The Delaware Otsego Corporation is an American railway holding company which owns the subsidiary New York, Susquehanna and Western Railway as well as other, smaller branch line railroads, collectively known as the DO System. It is headquartered in Cooperstown, New York in Otsego County.
With the construction of Interstate 88, and the state demanding for money for an overpass, the highway threatened to doom the line's future. At about the same time, the D&H was looking to abandon its Cooperstown branch, which ran 16 miles from Cooperstown Junction (near Colliersville, NY) to Cooperstown. After successful negotiations, the DO Corp. purchased the line and used an old name, the Cooperstown and Charlotte Valley Railroad.
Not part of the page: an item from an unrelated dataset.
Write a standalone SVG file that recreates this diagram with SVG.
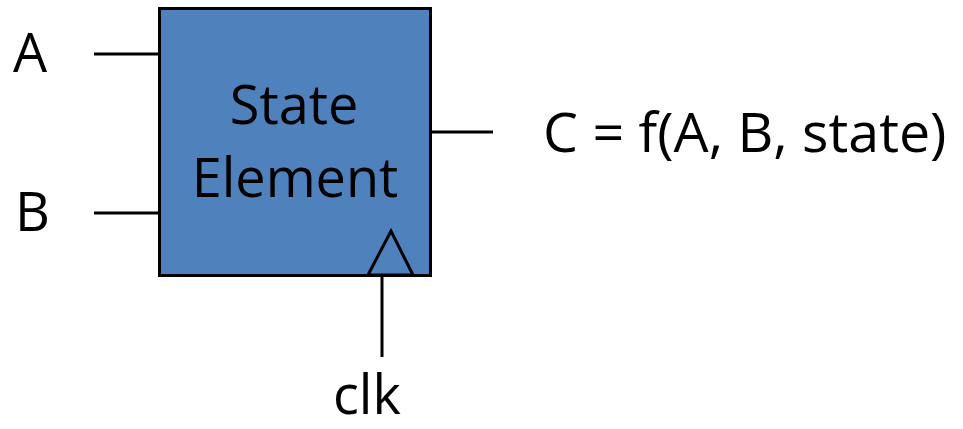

A former D&H RS-2 was purchased (#4022), and repainted and renumbered as #100. Diesel and steam excursions were operated for about five years, along with freight service. The last regular freight service was in the mid 1980s, and the line was embargoed afterwards. It was used for freight car storage before being sold to the Leatherstocking Chapter, NRHS, which has since rebuilt portions of the line and offers seasonal tourist service.
Shortly after the move to Cooperstown, the line purchased its second line, the former Delaware, Lackawanna and Western Railroad, nee Erie- Lackawanna Richfield Springs Branch. This line split off from the Utica Branch. Before the NYS&W created new shops in Utica, New York, Richfield Springs was used as a maintenance base for its excursion fleet. Many passenger cars, including their “super domes”, traveled over the line: reminiscent of Richfield Springs being a destination point back in the Lackawanna days. This line was abandoned in 1998 after years of disuse.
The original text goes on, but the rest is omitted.